- _AVAILABLE DATA_
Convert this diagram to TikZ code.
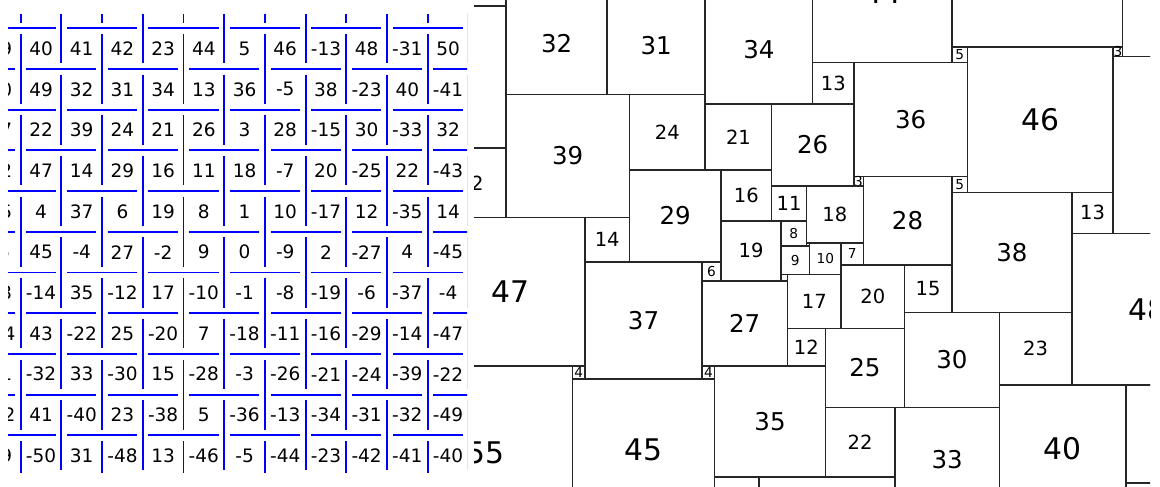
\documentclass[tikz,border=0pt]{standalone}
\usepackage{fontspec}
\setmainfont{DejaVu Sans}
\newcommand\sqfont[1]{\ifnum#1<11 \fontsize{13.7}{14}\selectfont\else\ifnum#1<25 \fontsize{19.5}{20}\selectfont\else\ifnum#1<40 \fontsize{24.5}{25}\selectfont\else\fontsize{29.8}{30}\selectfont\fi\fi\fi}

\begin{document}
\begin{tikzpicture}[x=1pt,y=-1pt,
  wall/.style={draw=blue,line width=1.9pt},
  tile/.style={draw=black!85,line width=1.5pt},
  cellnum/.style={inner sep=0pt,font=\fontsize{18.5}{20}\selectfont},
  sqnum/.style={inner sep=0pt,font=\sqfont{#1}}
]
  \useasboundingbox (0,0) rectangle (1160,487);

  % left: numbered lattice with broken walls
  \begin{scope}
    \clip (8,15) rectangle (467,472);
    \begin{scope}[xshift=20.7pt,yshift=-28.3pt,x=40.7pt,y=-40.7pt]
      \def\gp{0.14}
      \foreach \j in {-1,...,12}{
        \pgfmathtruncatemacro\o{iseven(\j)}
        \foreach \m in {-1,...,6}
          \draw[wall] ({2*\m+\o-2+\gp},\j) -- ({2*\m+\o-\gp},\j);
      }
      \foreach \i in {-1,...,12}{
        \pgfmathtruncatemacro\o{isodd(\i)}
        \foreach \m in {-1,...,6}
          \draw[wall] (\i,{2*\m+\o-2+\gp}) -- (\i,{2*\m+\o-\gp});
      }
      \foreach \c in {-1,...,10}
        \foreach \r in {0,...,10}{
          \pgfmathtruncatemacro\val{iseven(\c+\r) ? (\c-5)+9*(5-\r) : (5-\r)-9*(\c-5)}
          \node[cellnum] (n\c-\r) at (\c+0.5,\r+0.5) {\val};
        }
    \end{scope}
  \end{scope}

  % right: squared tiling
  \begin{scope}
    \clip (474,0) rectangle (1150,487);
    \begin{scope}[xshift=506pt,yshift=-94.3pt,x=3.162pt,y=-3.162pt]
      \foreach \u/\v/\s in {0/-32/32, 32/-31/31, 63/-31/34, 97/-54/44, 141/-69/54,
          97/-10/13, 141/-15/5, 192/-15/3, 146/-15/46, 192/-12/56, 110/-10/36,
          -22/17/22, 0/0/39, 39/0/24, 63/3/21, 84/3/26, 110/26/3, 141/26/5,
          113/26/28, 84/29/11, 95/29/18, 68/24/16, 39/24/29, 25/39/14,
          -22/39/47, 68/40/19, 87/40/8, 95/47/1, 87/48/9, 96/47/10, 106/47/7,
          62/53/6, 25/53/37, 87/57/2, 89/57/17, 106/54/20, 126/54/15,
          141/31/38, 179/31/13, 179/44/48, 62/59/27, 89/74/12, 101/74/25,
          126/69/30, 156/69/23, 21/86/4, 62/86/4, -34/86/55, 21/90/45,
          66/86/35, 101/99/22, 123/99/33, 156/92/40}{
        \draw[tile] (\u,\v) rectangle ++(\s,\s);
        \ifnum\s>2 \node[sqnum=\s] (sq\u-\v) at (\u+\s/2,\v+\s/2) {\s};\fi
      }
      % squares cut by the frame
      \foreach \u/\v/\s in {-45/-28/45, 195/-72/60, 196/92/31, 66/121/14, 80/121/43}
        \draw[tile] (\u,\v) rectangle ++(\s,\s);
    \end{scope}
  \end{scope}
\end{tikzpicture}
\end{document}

- _PROBLEM_
Write out again exactly the lines from the start of the data above through the line containing "(0,0) rectangle (1160,487);", inclusive, excluding any pictures.

- _SOLUTION TO THIS EXERCISE_
Convert this diagram to TikZ code.
\documentclass[tikz,border=0pt]{standalone}
\usepackage{fontspec}
\setmainfont{DejaVu Sans}
\newcommand\sqfont[1]{\ifnum#1<11 \fontsize{13.7}{14}\selectfont\else\ifnum#1<25 \fontsize{19.5}{20}\selectfont\else\ifnum#1<40 \fontsize{24.5}{25}\selectfont\else\fontsize{29.8}{30}\selectfont\fi\fi\fi}

\begin{document}
\begin{tikzpicture}[x=1pt,y=-1pt,
  wall/.style={draw=blue,line width=1.9pt},
  tile/.style={draw=black!85,line width=1.5pt},
  cellnum/.style={inner sep=0pt,font=\fontsize{18.5}{20}\selectfont},
  sqnum/.style={inner sep=0pt,font=\sqfont{#1}}
]
  \useasboundingbox (0,0) rectangle (1160,487);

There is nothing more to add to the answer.